Wednesday, February 21, 2007

introducing "we can be heros"

While in Australia, I really enjoyed watching the show We Can Be Heros. While the show definitely has it's tongue-in-cheek comedy, one REALLY has to appreciate the research Chris Lilley had to do to execute each of his characters so well.

Chris plays a wide range of characters from a self-absorbed 16 year old girl to a Chinese phD student who loves the stage.

Click here to watch an interview with the actor and see more clips of the other characters ... I think Ricky Wong is my favorite!



*click on the link above to find out about the characters Ja'mie, Pat, Phil, Ricky, and Daniel all played by Chris Lilley.

14 comments:

David said...

favourite tv show!!
very funny.
christine - would other americans understand the humour?

ckhnat said...

lol ... of course they would! why wouldn't they?!

I'm curious about the Australian pre-occupation with Americans "supposedly" not understanding their humor.

What stick-in-the-muds have you all crossed paths with before that justify this wagging of the head? Mike and I showed "Thank God You're Here" to a couple of my friends here ... and they LOVED it! ... and yet Mike still reckons that most Americans don't get it.

My friends are just special, I guess.

ckhnat said...

Thank God You're Here

You can also download the podcast of the shows.

Looking forward to season 3!

Heather said...

Hey now - I'm an American, and so far I think "Heroes" is hilarious. :)

I'm going to have to check out this other show to which you link, Christine...

David said...

I understand that some lines were changed in the 1997 movie The Castle for its US release because "they wouldn't get the humour."

Have you seen The Castle?

ckhnat said...

lol ... no ... mike's flatmate tried to get me to watch on many an occasion. but i took mike's cue and declined.

ckhnat said...

"Thank God You're Here" is a sketch shoe where performers are given a costume to wear and told to walk through a door. When they walk through they have no idea what awaits them except that someone will greet them at the door with the phrase "Thank God you're here!" From there ... they improvize.

Heather said...

Awesome. I haven't even seen it yet and I'm all for it. :)

Angus said...

Christine, Mike and I had a chat when you were down here about humour - I told him I thought you were funnier than most other Americans I had met. He said you laughed at We Can Be Heroes, and I was pretty impressed because the show relies a bit on Australian stereotypes. I don't know why Aussies think Americans won't get our humour - maybe because we think Americans are too serious? And a lot of Aussie humour is self-deprecating, which doesn't seem to be that prevalent among American comedy?

Anyway, here's an article written by Simon Pegg (star of Shaun of the Dead and the upcoming Hot Fuzz) about the differences between American and British humour.
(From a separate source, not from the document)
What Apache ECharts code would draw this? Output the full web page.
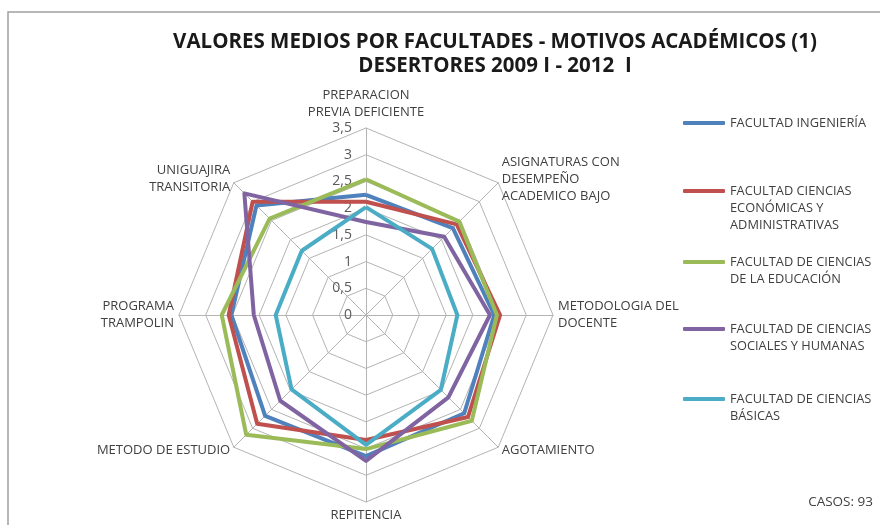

He seems to know what he's talking about. Simon Pegg

And Thank God You're Here is great! The dvd comes with a game you can play at home - it works pretty well.

ckhnat said...

lol ... how over-the-top does Hot Fuzz look?! I reckon that a few people I know might see the preview and think ... "Is this for real?!!"

http://www.youtube.com/watch?v=i7J_vYN5ZkY

Laura said...

This American loves Simon Pegg. And I DID get the joke about the Cornetto.
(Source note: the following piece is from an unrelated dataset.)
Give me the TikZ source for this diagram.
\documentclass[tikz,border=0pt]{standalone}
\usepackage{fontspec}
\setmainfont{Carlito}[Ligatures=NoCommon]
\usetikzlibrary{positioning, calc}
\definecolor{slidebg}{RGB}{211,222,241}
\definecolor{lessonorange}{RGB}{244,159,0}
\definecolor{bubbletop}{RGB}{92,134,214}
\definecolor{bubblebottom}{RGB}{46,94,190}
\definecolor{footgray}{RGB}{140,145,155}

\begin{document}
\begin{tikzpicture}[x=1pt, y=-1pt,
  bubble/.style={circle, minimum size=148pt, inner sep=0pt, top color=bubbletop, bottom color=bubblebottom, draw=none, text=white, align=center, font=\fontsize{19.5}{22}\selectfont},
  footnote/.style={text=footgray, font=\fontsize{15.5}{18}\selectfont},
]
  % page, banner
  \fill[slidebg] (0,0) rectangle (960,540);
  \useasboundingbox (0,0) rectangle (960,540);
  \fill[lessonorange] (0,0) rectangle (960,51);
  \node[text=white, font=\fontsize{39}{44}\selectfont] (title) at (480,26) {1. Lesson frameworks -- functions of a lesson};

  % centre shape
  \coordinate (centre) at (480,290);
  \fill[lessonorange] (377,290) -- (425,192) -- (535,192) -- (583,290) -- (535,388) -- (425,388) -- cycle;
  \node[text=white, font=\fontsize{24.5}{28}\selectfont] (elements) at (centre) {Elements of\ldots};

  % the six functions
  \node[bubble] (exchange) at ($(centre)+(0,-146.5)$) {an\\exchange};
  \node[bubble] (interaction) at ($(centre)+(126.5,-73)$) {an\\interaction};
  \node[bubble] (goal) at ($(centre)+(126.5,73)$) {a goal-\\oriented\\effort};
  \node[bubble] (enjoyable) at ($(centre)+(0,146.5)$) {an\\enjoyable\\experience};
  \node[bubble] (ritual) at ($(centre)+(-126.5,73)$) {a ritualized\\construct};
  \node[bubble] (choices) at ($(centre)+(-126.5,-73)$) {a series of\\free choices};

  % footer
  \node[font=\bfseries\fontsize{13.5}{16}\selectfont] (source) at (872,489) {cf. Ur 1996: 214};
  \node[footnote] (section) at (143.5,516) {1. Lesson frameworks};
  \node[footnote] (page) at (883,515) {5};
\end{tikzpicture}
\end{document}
'stine, what were the videos you showed me online -- a mock news show, or something? I was laughing so hysterically that I almost choked.

ckhnat said...

Laura -

it was

Chaser's War on Everything (sort of the Aussie version of Jon Stewart)

I recommend downloading their video podcasts from iTunes.

The Borg said...

I think things like the Cheney's body gaurds carrying around head shots of the Chaser Team so as to protect the vice-president might make Aussies think Americans don't have much of a sense of humour...

I found Americans funny, but not universally and only after you got to know them quite well. Also, there's more of a delay between the telling of the joke and laugh in America. And I also had to give more of a set up when I made jokes. So yeah, they do have a sense of humour, they're just not as funny. ;)

ckhnat said...

i occasionally found the same to be true when i was in Australia. but maybe it was because they knew i was an American ... wait, americans don't make jokes like that!